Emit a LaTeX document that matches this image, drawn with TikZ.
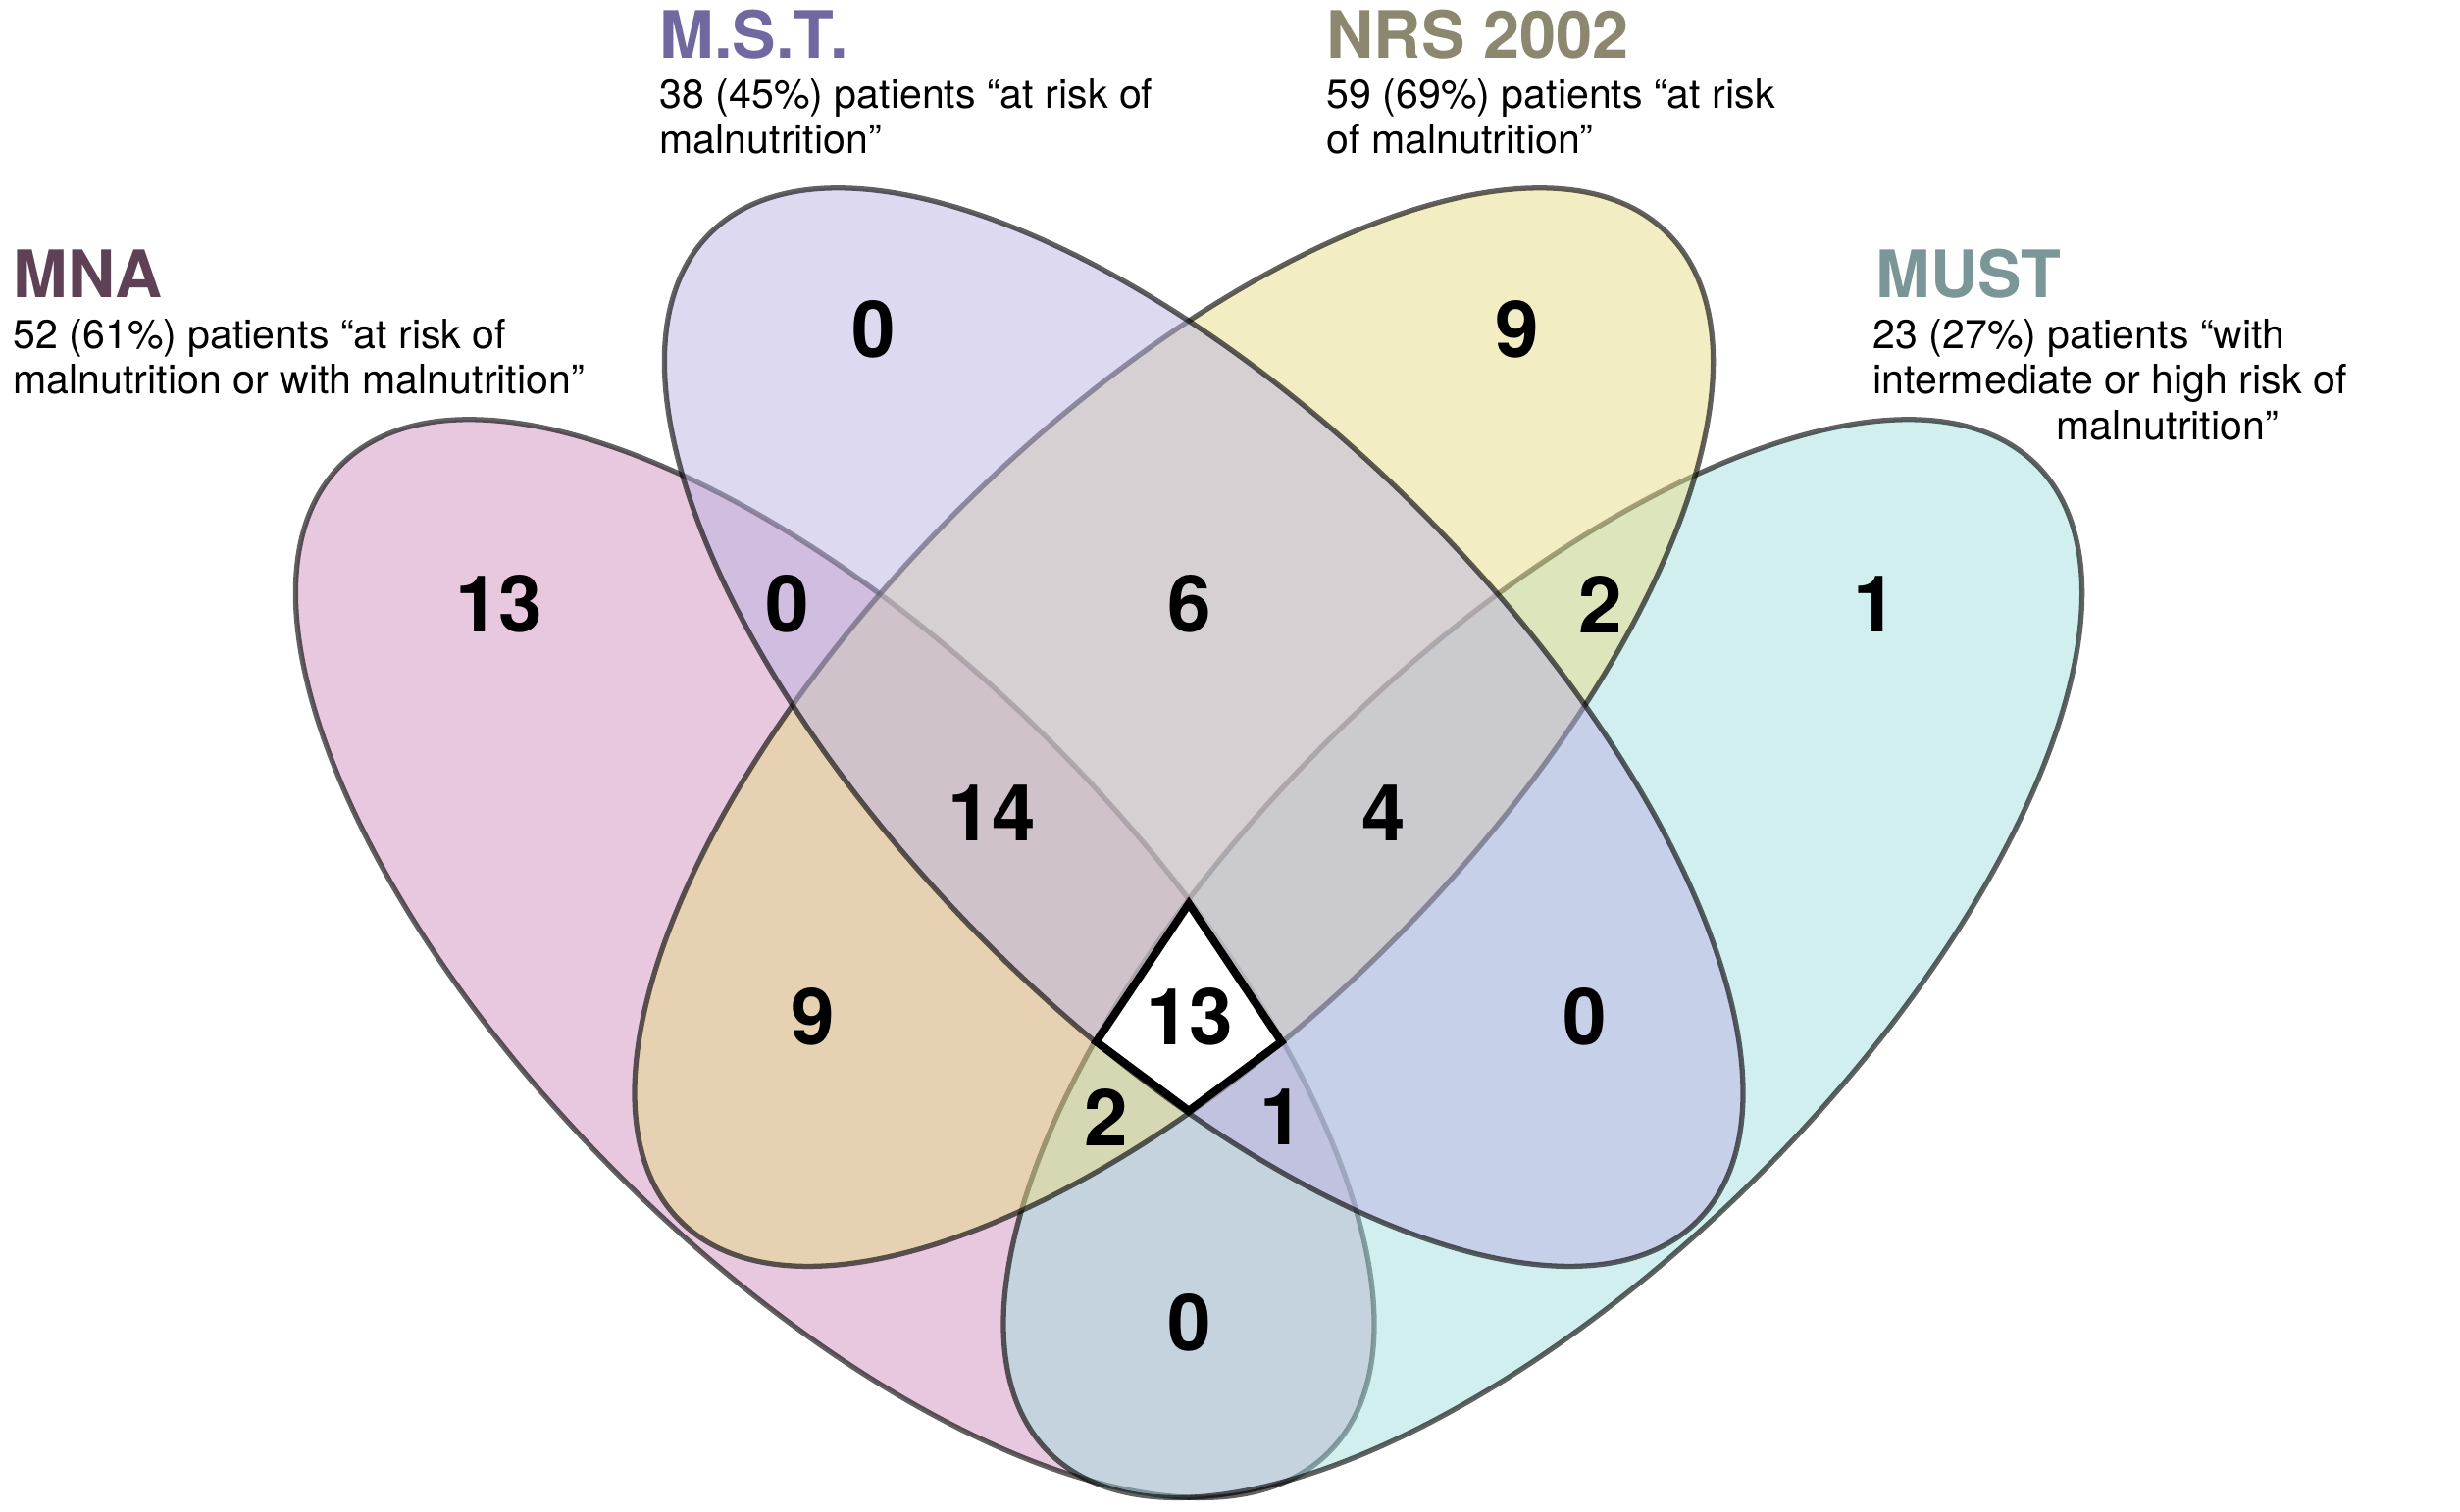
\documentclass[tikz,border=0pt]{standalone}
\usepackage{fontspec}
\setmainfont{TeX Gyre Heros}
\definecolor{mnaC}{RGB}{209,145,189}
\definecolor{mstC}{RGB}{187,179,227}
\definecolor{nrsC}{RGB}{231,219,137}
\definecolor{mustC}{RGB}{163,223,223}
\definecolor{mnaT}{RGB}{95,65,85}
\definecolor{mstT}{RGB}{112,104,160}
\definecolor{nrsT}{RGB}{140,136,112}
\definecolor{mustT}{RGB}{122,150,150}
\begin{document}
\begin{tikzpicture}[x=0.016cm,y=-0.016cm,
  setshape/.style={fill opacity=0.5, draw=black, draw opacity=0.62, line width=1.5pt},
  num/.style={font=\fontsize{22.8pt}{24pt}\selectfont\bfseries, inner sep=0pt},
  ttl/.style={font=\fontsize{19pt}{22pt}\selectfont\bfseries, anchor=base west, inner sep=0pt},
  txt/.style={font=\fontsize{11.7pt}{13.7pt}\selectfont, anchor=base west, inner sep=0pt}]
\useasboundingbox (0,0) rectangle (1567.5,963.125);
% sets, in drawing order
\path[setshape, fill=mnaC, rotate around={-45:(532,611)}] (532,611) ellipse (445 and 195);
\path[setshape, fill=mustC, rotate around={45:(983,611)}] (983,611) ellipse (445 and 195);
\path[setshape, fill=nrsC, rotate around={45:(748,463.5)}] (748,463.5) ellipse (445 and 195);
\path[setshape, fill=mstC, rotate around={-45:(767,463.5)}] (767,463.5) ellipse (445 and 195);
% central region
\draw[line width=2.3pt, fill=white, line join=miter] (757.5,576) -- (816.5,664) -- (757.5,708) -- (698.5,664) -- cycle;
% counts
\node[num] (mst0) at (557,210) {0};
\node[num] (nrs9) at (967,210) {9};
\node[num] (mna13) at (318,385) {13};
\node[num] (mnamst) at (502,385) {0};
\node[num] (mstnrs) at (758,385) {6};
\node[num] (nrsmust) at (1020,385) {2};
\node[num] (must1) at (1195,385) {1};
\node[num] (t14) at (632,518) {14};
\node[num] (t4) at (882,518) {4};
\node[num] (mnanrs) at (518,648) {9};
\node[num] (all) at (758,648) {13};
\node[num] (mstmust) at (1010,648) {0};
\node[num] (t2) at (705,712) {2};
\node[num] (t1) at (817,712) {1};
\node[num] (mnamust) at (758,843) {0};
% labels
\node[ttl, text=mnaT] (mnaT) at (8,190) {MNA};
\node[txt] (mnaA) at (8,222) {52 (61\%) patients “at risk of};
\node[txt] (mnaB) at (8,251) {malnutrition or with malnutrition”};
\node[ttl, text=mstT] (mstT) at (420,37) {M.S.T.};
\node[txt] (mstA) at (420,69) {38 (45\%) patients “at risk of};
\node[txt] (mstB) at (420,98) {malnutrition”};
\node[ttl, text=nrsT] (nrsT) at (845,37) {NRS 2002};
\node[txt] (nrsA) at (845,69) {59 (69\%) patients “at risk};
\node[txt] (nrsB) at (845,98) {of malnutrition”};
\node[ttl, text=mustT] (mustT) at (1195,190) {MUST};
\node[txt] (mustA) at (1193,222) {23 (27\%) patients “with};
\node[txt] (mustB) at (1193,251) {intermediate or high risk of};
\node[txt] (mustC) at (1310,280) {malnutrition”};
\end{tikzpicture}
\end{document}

----------

### What you need to do
Find the word "with" in the data and copy out each line where it turns up.

### Answer to the exercise
Emit a LaTeX document that matches this image, drawn with TikZ.
\node[txt] (mnaB) at (8,251) {malnutrition or with malnutrition”};
\node[txt] (mustA) at (1193,222) {23 (27\%) patients “with};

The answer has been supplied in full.